7.               In the event:  (i) the Company fails to make any payment owing hereunder when the same shall become due and payable; (ii) any covenant or representation or warranty set forth herein is breached; (iii) the “Commitment” (as defined in the Supplement) expires prior to the expiration date of any Credit; or (iv) an “Event of Default” (as defined in the MLA) occurs under the MLA, then, in any such event, the amount of each Credit, together with any amounts payable by us in connection therewith, shall, at CoBank’s option, become immediately due and payable.
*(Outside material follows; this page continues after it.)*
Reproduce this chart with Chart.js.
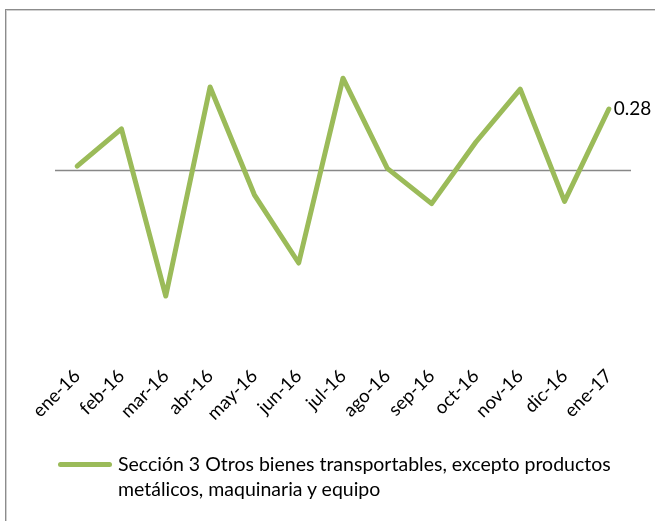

To the extent that any amount paid by the Company pursuant to this Section 7 shall not then be due under the terms of a Credit, such payment shall serve as security for the Company’s obligation to indemnify CoBank for any amounts subsequently disbursed by CoBank pursuant to a Credit.  Furthermore, upon the institution of any legal proceeding described in Section 6(ii) hereof, the Company will, on demand, assign and deliver to CoBank, as security for the Company’s obligation to indemnify CoBank, cash collateral in an amount satisfactory to CoBank.

 

8.               CoBank shall be fully protected in, and shall incur no liability to the Company for acting upon, any oral, telephonic, facsimile, cable or other electronic instructions which CoBank in good faith believes to have been given by any authorized person.  CoBank may, at its option, use any means of verifying any instructions received by it and may also, at its option, refuse to act on any oral, telephonic, facsimile, cable or other electronic instructions or any part thereof, without incurring any responsibility for any loss, liability or expenses arising out of such refusal.

 

9.               The Uniform Customs and Practice as most recently published by the International Chamber of Commerce (hereafter called the “UCP”) shall in all respects be deemed a part hereof as fully as if incorporated herein, and shall apply to the Credits.  To the extent the UCP is inconsistent with the governing law set forth in the MLA, the UCP shall control.